:: GIVEN DATA ::
====================

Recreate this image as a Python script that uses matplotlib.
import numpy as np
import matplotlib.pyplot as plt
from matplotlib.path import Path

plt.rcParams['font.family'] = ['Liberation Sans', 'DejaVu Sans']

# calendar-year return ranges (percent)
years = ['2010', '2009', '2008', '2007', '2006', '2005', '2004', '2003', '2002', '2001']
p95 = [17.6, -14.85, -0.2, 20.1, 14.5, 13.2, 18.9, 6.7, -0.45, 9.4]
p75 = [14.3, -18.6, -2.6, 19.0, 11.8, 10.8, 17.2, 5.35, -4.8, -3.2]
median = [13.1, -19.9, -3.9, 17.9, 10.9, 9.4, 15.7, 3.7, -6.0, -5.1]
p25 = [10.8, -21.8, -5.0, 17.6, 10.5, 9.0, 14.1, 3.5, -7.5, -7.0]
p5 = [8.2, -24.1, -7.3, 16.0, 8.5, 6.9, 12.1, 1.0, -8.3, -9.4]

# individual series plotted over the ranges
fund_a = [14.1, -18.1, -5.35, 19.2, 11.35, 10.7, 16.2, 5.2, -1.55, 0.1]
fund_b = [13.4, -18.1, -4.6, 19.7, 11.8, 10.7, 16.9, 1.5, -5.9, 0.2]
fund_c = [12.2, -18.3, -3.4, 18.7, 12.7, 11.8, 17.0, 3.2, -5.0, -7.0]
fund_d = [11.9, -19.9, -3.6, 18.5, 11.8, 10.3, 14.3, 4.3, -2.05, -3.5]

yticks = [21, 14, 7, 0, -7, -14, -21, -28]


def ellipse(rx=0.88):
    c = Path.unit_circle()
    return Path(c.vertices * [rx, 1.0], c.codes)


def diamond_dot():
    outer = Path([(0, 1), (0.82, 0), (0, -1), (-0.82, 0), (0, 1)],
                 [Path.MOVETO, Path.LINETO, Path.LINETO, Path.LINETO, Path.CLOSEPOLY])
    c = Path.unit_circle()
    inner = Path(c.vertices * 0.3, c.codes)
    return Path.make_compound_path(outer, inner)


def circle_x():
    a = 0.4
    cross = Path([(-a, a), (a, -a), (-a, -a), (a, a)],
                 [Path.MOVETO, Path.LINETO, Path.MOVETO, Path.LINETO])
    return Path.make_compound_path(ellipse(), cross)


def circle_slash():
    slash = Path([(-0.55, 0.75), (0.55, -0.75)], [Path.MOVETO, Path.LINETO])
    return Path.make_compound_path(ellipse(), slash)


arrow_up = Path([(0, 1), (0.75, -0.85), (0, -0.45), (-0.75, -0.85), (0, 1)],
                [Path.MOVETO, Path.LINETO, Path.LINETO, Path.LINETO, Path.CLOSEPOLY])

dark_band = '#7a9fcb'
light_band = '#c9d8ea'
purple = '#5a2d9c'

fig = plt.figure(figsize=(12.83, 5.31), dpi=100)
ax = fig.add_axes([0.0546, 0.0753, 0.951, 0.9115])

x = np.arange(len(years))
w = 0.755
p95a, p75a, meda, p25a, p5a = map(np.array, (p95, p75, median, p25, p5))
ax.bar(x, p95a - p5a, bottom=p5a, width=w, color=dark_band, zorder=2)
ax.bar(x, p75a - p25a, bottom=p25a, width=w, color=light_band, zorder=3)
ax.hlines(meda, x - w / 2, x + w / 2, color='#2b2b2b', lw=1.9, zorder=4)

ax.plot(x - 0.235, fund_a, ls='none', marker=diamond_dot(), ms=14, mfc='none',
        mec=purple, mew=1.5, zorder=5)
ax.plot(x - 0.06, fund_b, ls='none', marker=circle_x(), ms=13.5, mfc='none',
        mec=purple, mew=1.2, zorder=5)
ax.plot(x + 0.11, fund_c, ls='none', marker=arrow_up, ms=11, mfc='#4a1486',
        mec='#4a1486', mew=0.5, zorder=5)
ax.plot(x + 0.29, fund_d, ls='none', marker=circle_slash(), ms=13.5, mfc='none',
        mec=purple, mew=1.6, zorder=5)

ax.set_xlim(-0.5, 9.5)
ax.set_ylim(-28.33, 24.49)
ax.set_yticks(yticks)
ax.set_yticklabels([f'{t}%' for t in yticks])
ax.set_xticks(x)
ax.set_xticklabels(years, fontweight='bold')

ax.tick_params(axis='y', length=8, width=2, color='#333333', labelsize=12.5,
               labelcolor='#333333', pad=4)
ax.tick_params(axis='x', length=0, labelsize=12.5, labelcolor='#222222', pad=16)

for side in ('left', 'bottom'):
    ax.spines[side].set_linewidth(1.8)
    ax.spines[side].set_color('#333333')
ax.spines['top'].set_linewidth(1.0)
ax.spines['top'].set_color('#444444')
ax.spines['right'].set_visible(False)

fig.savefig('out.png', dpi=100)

====================

:: PROBLEM STATEMENT ::
Every line above should be written out again exactly as it stands.

:: ANSWER FOR THE TASK ::
Recreate this image as a Python script that uses matplotlib.
import numpy as np
import matplotlib.pyplot as plt
from matplotlib.path import Path

plt.rcParams['font.family'] = ['Liberation Sans', 'DejaVu Sans']

# calendar-year return ranges (percent)
years = ['2010', '2009', '2008', '2007', '2006', '2005', '2004', '2003', '2002', '2001']
p95 = [17.6, -14.85, -0.2, 20.1, 14.5, 13.2, 18.9, 6.7, -0.45, 9.4]
p75 = [14.3, -18.6, -2.6, 19.0, 11.8, 10.8, 17.2, 5.35, -4.8, -3.2]
median = [13.1, -19.9, -3.9, 17.9, 10.9, 9.4, 15.7, 3.7, -6.0, -5.1]
p25 = [10.8, -21.8, -5.0, 17.6, 10.5, 9.0, 14.1, 3.5, -7.5, -7.0]
p5 = [8.2, -24.1, -7.3, 16.0, 8.5, 6.9, 12.1, 1.0, -8.3, -9.4]

# individual series plotted over the ranges
fund_a = [14.1, -18.1, -5.35, 19.2, 11.35, 10.7, 16.2, 5.2, -1.55, 0.1]
fund_b = [13.4, -18.1, -4.6, 19.7, 11.8, 10.7, 16.9, 1.5, -5.9, 0.2]
fund_c = [12.2, -18.3, -3.4, 18.7, 12.7, 11.8, 17.0, 3.2, -5.0, -7.0]
fund_d = [11.9, -19.9, -3.6, 18.5, 11.8, 10.3, 14.3, 4.3, -2.05, -3.5]

yticks = [21, 14, 7, 0, -7, -14, -21, -28]


def ellipse(rx=0.88):
    c = Path.unit_circle()
    return Path(c.vertices * [rx, 1.0], c.codes)


def diamond_dot():
    outer = Path([(0, 1), (0.82, 0), (0, -1), (-0.82, 0), (0, 1)],
                 [Path.MOVETO, Path.LINETO, Path.LINETO, Path.LINETO, Path.CLOSEPOLY])
    c = Path.unit_circle()
    inner = Path(c.vertices * 0.3, c.codes)
    return Path.make_compound_path(outer, inner)


def circle_x():
    a = 0.4
    cross = Path([(-a, a), (a, -a), (-a, -a), (a, a)],
                 [Path.MOVETO, Path.LINETO, Path.MOVETO, Path.LINETO])
    return Path.make_compound_path(ellipse(), cross)


def circle_slash():
    slash = Path([(-0.55, 0.75), (0.55, -0.75)], [Path.MOVETO, Path.LINETO])
    return Path.make_compound_path(ellipse(), slash)


arrow_up = Path([(0, 1), (0.75, -0.85), (0, -0.45), (-0.75, -0.85), (0, 1)],
                [Path.MOVETO, Path.LINETO, Path.LINETO, Path.LINETO, Path.CLOSEPOLY])

dark_band = '#7a9fcb'
light_band = '#c9d8ea'
purple = '#5a2d9c'

fig = plt.figure(figsize=(12.83, 5.31), dpi=100)
ax = fig.add_axes([0.0546, 0.0753, 0.951, 0.9115])

x = np.arange(len(years))
w = 0.755
p95a, p75a, meda, p25a, p5a = map(np.array, (p95, p75, median, p25, p5))
ax.bar(x, p95a - p5a, bottom=p5a, width=w, color=dark_band, zorder=2)
ax.bar(x, p75a - p25a, bottom=p25a, width=w, color=light_band, zorder=3)
ax.hlines(meda, x - w / 2, x + w / 2, color='#2b2b2b', lw=1.9, zorder=4)

ax.plot(x - 0.235, fund_a, ls='none', marker=diamond_dot(), ms=14, mfc='none',
        mec=purple, mew=1.5, zorder=5)
ax.plot(x - 0.06, fund_b, ls='none', marker=circle_x(), ms=13.5, mfc='none',
        mec=purple, mew=1.2, zorder=5)
ax.plot(x + 0.11, fund_c, ls='none', marker=arrow_up, ms=11, mfc='#4a1486',
        mec='#4a1486', mew=0.5, zorder=5)
ax.plot(x + 0.29, fund_d, ls='none', marker=circle_slash(), ms=13.5, mfc='none',
        mec=purple, mew=1.6, zorder=5)

ax.set_xlim(-0.5, 9.5)
ax.set_ylim(-28.33, 24.49)
ax.set_yticks(yticks)
ax.set_yticklabels([f'{t}%' for t in yticks])
ax.set_xticks(x)
ax.set_xticklabels(years, fontweight='bold')

ax.tick_params(axis='y', length=8, width=2, color='#333333', labelsize=12.5,
               labelcolor='#333333', pad=4)
ax.tick_params(axis='x', length=0, labelsize=12.5, labelcolor='#222222', pad=16)

for side in ('left', 'bottom'):
    ax.spines[side].set_linewidth(1.8)
    ax.spines[side].set_color('#333333')
ax.spines['top'].set_linewidth(1.0)
ax.spines['top'].set_color('#444444')
ax.spines['right'].set_visible(False)

fig.savefig('out.png', dpi=100)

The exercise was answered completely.